Cette actualité n’arrive peut-être pas au meilleur moment. Les hasards du calendrier placent l’inauguration du centre pour migrants Porte de la Chapelle la même semaine que celle de l’élection de Donald Trump et les cérémonies du 11 novembre.
Cet article n’a pas pour vocation de porter un jugement sur la nécessité d’accueillir les migrants venant de zones en guerre, ni sur les conditions de cet accueil. L’Etat et les collectivités locales ont manifestement un rôle essentiel afin de venir en aide à des populations sinistrées et leur donner, au moins pendant un certain temps, les chances de reconstruire une vie dans la dignité.
Il s’intéresse toutefois au lieu et au moment choisis pour ce site.
Le site de la Porte de la Chapelle a constitué, tout au long du 20ème siècle, un des principaux centres de transit de marchandises de Paris, bénéficiant d’un embranchement ferroviaire. Il accueillait jusqu’à la fin des années 1990 un des grands messagers français, le groupe Edouard Dubois & Fils.
Rappelons que ce site n’a rien à voir avec un autre site en cours de développement, celui de Chapelle International, site sur lequel Sogaris construit un hôtel logistique permettant d’allier commerces (magasin Metro), logistique urbaine et bureaux.
Localisé entre le boulevard Ney et le périphérique, proche de l’accès à l’autoroute A1, cet espace avait été choisi à l’époque du fait de sa localisation au nord de Paris, mais aussi de son embranchement ferroviaire.
Encore un hasard… L’adresse du site, boulevard Ney, n’est pas sans nous rappeler l’histoire de ce maréchal de France, Michel Ney, un des principaux acteurs de la bataille de Waterloo, exécuté… il y a 200 ans. Il a par la suite été réhabilité et son nom est gravé sous l’arc de triomphe.
Revenons au site de la Porte de la Chapelle. Les Transports E. Dubois & fils y recevaient quotidiennement un train entier de messagerie, en provenance des différentes villes de France et à destination de Paris. La SNCF, lors de l’arrêt du wagon isolé, a souhaité mettre fin à cette activité, qui apportait toute satisfaction, sur le plan économique et environnemental.
Fondée en 1905 à Roubaix, cette entreprise de transport et de logistique employait à ses heures de gloire plus de 3000 personnes et le site de Paris Porte de la Chapelle en était une de ses principales agences, tant transport que tertiaire.
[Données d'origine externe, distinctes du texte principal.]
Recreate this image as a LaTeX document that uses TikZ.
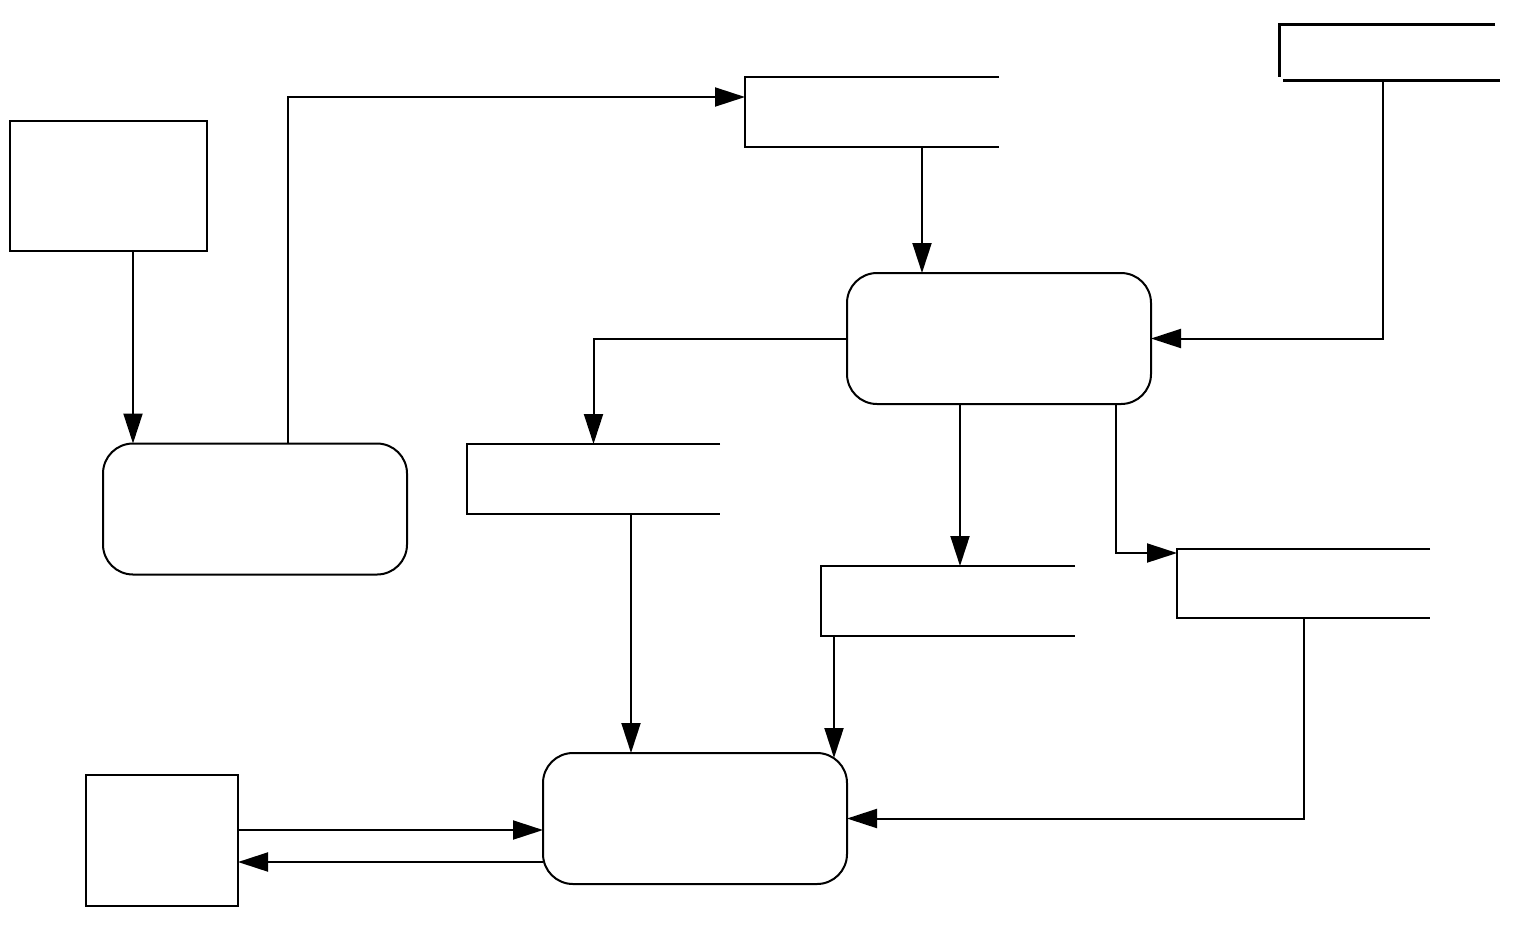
\documentclass[tikz,border=0pt]{standalone}
\usepackage{tikz}
\usetikzlibrary{arrows.meta, positioning, calc}

\begin{document}
\begin{tikzpicture}[x=0.5pt, y=-0.5pt,
                    entity/.style={
            		draw,
			line width=1pt,
			inner sep=0pt,
			outer sep=0pt,
			anchor=center,
            	}, process/.style={
			draw,
			line width=1pt,
			rounded corners=15pt,
            		minimum width=152pt,
            		minimum height=65.5pt,
			inner sep=0pt,
			outer sep=0pt,
			anchor=center,
		}, store/.style={
			inner sep=0pt,
			outer sep=0pt,
            		minimum width=127pt,
            		minimum height=35pt,
			anchor=center,
		}, flow/.style={
			line width=1pt,
			-{Triangle[length=15pt, width=9.5pt]},
		}, ]

\useasboundingbox (0,0) rectangle (1536,933);

% ------ External entities ------- %
\draw
(108.5,186) node[entity, minimum width=98.5pt, minimum height=65pt](ext_top){}
(162,840.5) node[entity, minimum width=76pt, minimum height=65.5pt](ext_bottom){}
;

% ------ Processes ------- %
\draw
(255,509) node[process](proc_left){}
(999,338.5) node[process](proc_right){}
(695,818.5) node[process](proc_bottom){}
;

% ------ Data stores ------- %
\draw
(872,112) node[store](store_top){}
(593.5,479) node[store, minimum width=126.5pt](store_mid){}
(948,601) node[store](store_low){}
(1303.5,583.5) node[store, minimum width=126.5pt, minimum height=34.5pt](store_side){}
(1387,52) node[store, minimum width=108pt, minimum height=28pt](store_corner){}
;

\foreach \s in {store_top, store_mid, store_low, store_side}
	\draw[line width=1pt] (\s.north east) -- (\s.north west) -- (\s.south west) -- (\s.south east);

\draw[line width=1.5pt] (store_corner.north east) -- (store_corner.north west) -- ([yshift=1.5pt]store_corner.south west);
\draw[line width=1.5pt] ([xshift=2pt]store_corner.south west) -- ([xshift=2.5pt]store_corner.south east);

% ------ Flows ------- %
\draw [flow] ([xshift=15pt]proc_left.north west |- ext_top.south) -- ([xshift=15pt]proc_left.north west);
\draw [flow] ([xshift=16.5pt]proc_left.north) |- ([yshift=7.5pt]store_top.west);
\draw [flow] ([xshift=25pt]store_top.south) -- ([xshift=25pt]store_top.south |- proc_right.north);
\draw [flow] ([xshift=-2pt]store_corner.south) |- (proc_right.east);
\draw [flow] (proc_right.west) -| (store_mid.north);
\draw [flow] ([xshift=-19.5pt]proc_right.south) -- ([xshift=-19.5pt]proc_right.south |- store_low.north);
\draw [flow] ([xshift=-17.5pt]proc_right.south east) |- ([yshift=-2pt]store_side.north west);
\draw [flow] ([xshift=18.75pt]store_mid.south) -- ([xshift=18.75pt]store_mid.south |- proc_bottom.north);
\draw [flow, shorten >=-2.5pt] ([xshift=6.5pt]store_low.south west) -- ([xshift=6.5pt]store_low.south west |- proc_bottom.north);
\draw [flow] (store_side.south) |- (proc_bottom.east);
\draw [flow] ([yshift=5.25pt]ext_bottom.east) -- ([yshift=5.25pt]ext_bottom.east -| proc_bottom.west);
\draw [flow] ([yshift=-10.75pt]ext_bottom.east -| proc_bottom.west) -- ([yshift=-10.75pt]ext_bottom.east);

\end{tikzpicture}
\end{document}
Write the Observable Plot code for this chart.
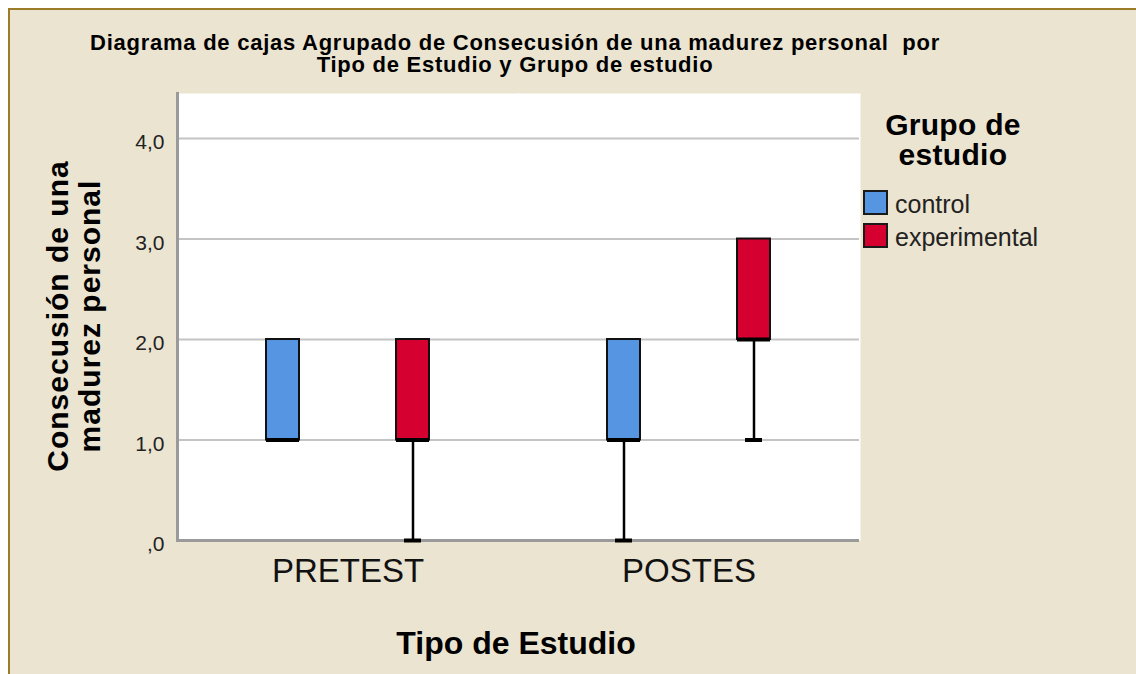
<!DOCTYPE html>
<html>
<head>
<meta charset="utf-8">
<script src="https://cdn.jsdelivr.net/npm/d3@7"></script>
<script src="https://cdn.jsdelivr.net/npm/@observablehq/plot@0.6"></script>
<style>
  html, body { margin: 0; padding: 0; background: #ffffff; }
  #wrap { position: relative; width: 1136px; height: 674px; overflow: hidden; font-family: "Liberation Sans", Arial, sans-serif; color: #000; }
  #panel { position: absolute; left: 8px; top: 8px; width: 1200px; height: 700px; background: #ebe4d0; border-left: 2px solid #9c7c28; border-top: 2px solid #9c7c28; }
  #chart { position: absolute; left: 0; top: 0; }
  .txt { position: absolute; white-space: pre; }
  #title { left: 15px; width: 1000px; top: 32px; text-align: center; font-weight: bold; font-size: 22px; line-height: 22px; letter-spacing: 0.75px; }
  #ytitle { left: -126px; top: 284px; width: 400px; height: 64px; text-align: center; font-weight: bold; font-size: 30px; line-height: 32px; letter-spacing: 1px; transform: rotate(-90deg); }
  #xtitle { left: 316px; width: 400px; top: 627px; text-align: center; font-weight: bold; font-size: 32px; line-height: 32px; }
  #ltitle { left: 853px; width: 200px; top: 110px; text-align: center; font-weight: bold; font-size: 30px; line-height: 30px; letter-spacing: 0.3px; }
  .sw { position: absolute; left: 863px; width: 25px; height: 25px; box-sizing: border-box; border: 2px solid #1a1a1a; }
  .lt { position: absolute; left: 895px; font-size: 25px; line-height: 25px; color: #222; }
</style>
</head>
<body>
<div id="wrap">
  <div id="panel"></div>
  <div id="chart"></div>
  <div class="txt" id="title"></div>
  <div class="txt" id="ytitle"></div>
  <div class="txt" id="xtitle"></div>
  <div class="txt" id="ltitle"></div>
  <div id="legend"></div>
</div>
<script>
// ---- Data ----
const titleLines = ["Diagrama de cajas Agrupado de Consecusión de una madurez personal  por", "Tipo de Estudio y Grupo de estudio"];
const yTitleLines = ["Consecusión de una", "madurez personal"];
const xTitle = "Tipo de Estudio";
const legendTitleLines = ["Grupo de", "estudio"];

const studyTypes = ["PRETEST", "POSTES"];
const groups = ["control", "experimental"];
const groupColors = ["#5595e2", "#d5002f"];

const boxStudy = ["PRETEST", "PRETEST", "POSTES", "POSTES"];
const boxGroup = ["control", "experimental", "control", "experimental"];
const whiskerLow = [1, 0, 0, 1];
const q1 = [1, 1, 1, 2];
const median = [1, 1, 1, 2];
const q3 = [2, 2, 2, 3];
const whiskerHigh = [2, 2, 2, 3];

const yTicks = [0, 1, 2, 3, 4];
const yTickLabels = [",0", "1,0", "2,0", "3,0", "4,0"];
const yMax = 4.448;

// ---- Build table ----
const boxes = boxStudy.map((s, i) => ({
  study: s, group: boxGroup[i], low: whiskerLow[i], q1: q1[i],
  median: median[i], q3: q3[i], high: whiskerHigh[i]
}));

const chart = Plot.plot({
  width: 1136,
  height: 674,
  marginLeft: 177,
  marginRight: 277,
  marginTop: 93,
  marginBottom: 134,
  style: { background: "transparent", fontFamily: "'Liberation Sans', Arial, sans-serif", overflow: "visible" },
  fx: { domain: studyTypes, padding: 0, label: null },
  x: { domain: groups, paddingInner: 0.747, paddingOuter: 0.682, axis: null },
  y: { domain: [0, yMax], axis: null },
  color: { domain: groups, range: groupColors },
  marks: [
    Plot.frame({ fill: "white", stroke: "none", insetLeft: -1, insetRight: -1 }),
    Plot.ruleY(yTicks.slice(1), { stroke: "#c4c4c4", strokeWidth: 2 }),
    Plot.ruleY([0], { stroke: "#9a9a9a", strokeWidth: 3 }),
    Plot.frame({ anchor: "left", stroke: "#9a9a9a", strokeWidth: 3, facetAnchor: "left" }),
    Plot.axisY({
      ticks: yTicks, tickFormat: d => yTickLabels[yTicks.indexOf(d)],
      tickSize: 0, tickPadding: 13, fontSize: 21, dy: 4, label: null, fill: "#222"
    }),
    Plot.axisFx({ anchor: "bottom", tickSize: 0, tickPadding: 18, fontSize: 33, label: null, fill: "#111" }),
    Plot.ruleX(boxes, { fx: "study", x: "group", y1: "low", y2: "q1", stroke: "#000", strokeWidth: 2.5 }),
    Plot.ruleX(boxes, { fx: "study", x: "group", y1: "q3", y2: "high", stroke: "#000", strokeWidth: 2.5 }),
    Plot.tickY(boxes, { fx: "study", x: "group", y: "low", stroke: "#000", strokeWidth: 4, insetLeft: 8, insetRight: 8 }),
    Plot.tickY(boxes, { fx: "study", x: "group", y: "high", stroke: "#000", strokeWidth: 2, insetLeft: 8, insetRight: 8 }),
    Plot.barY(boxes, { fx: "study", x: "group", y1: "q1", y2: "q3", fill: "group", stroke: "#111", strokeWidth: 2 }),
    Plot.tickY(boxes, { fx: "study", x: "group", y: "median", stroke: "#000", strokeWidth: 4 })
  ]
});
document.getElementById("chart").appendChild(chart);

// ---- Texts ----
document.getElementById("title").textContent = titleLines.join("\n");
document.getElementById("ytitle").textContent = yTitleLines.join("\n");
document.getElementById("xtitle").textContent = xTitle;
document.getElementById("ltitle").textContent = legendTitleLines.join("\n");

const legendTops = [190, 223];
const legend = document.getElementById("legend");
groups.forEach((g, i) => {
  const sw = document.createElement("div");
  sw.className = "sw";
  sw.style.top = legendTops[i] + "px";
  sw.style.background = groupColors[i];
  legend.appendChild(sw);
  const t = document.createElement("div");
  t.className = "lt";
  t.style.top = (legendTops[i] + 2) + "px";
  t.textContent = g;
  legend.appendChild(t);
});
</script>
</body>
</html>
Vendu à ABX, à l’exception d’une filiale, la Société des Entrepôts et Distribution (SED), le groupe a continué à exploiter le site de la Chapelle jusqu’au tout début des années 2000.
Il constitue aujourd’hui une des principales emprises à potentiel de logistique urbaine sur le territoire de la ville de Paris, même si d’autres projets sont prévus sur ce même site.
Préserver les emprises dédiées à la livraison des marchandises est devenu une nécessité. Ce sont en effet ces emprises qui permettront de développer des activités de logistique urbaine permettant de réduire les impacts négatifs du transport, les embouteillages, mais aussi la pollution de l’air.
A l’instar des transports Dubois, les activités de messagerie et express se sont écartées de Paris, au rythme moyen de 300 mètres par an, générant plus de véhicules et plus de kilomètres, donc plus de nuisances pour effectuer la même activité. Le développement du transport de colis, notamment du fait de l’e-commerce, mais aussi la nécessité de livrer Paris de façon plus propre nécessite de faire évoluer notre vision concernant l’utilisation des réserves foncières potentielles sur le territoire de la ville.
Même si les orientations sur le site de La Chapelle sont prises et constituent des enjeux probablement justifiés, réserver une partie de ce grand site aux activités qui ont fait son histoire peut permettre d’aider à livrer plus propre la capitale, mais aussi créer des emplois dans des secteurs particulièrement porteurs.
La Ville de Paris a certainement conscience de cette nécessité. Elle vient de réaliser un appel à projets sur 5 petits sites de la capitale (Porte de Champerret, Les Halles, Porte de la Villette et Porte de Pantin). Le site de La Chapelle et le secteur nord de Paris, notamment avec les entrepôts Ney, constitue un enjeu autrement plus considérable, à la fois du fait des espaces, mais aussi de leur localisation privilégiée.